Augustin Scott de Martinville of the Lausanne-based design studio Big-Game, on the other hand, relates the antler boom to the decoration revival and the tongue-in-cheek reclamation of decadence. "Antlers used to be considered uncool; they're linked with hunting and rednecks, or dusty bourgeois stuff," said the designer, whose plywood Moose, Stag, and Doe heads were introduced last year in Milan. "But now the redneck universe is considered cool, like camouflage patterns and Johnny Knoxville. As is the trend for neo-Baroque. So it's not surprising that antlers, originally objects of status, are also in fashion."

There is now an antler for every taste, from the kitschy blow-up Moose offered by DecorCraft-which appeared refreshingly ahead of the trend in 2001-to the hand-carved solid wood version by Roost, Maybe Design's mirror in the shape of a bull, and Science and Sons clear plastic kit of parts (which, when put together, is frankly a bit spooky).
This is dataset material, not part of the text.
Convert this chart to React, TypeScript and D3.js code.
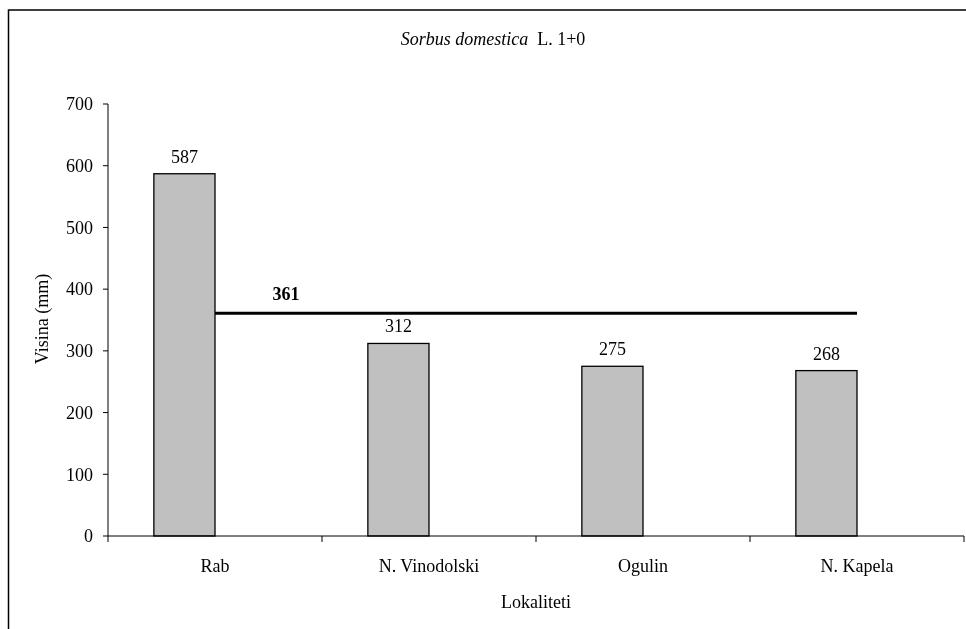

Often the designer interpretations are even more beautiful than the real thing, such as Trophee by the Beirut-based Cai Light, a life-size illuminated epoxy resin deer head.

The simplest reason for the proliferation of the new, politically correct taxidermy-no animals killed or maimed, no hunting involved-is that it's still selling like crazy. Miller, who is best known outside Brooklyn for his antler wares, estimates he makes 35 chandeliers a month, leading one to wonder whether he might be tired of the very trend he helped propagate. "No way, man," he exclaims. "It pays the bills!"

Rima Suqi is a Manhattan-based freelance writer and Best Bets editor at New York magazine. There are no antlers-real or otherwise-in her apartment.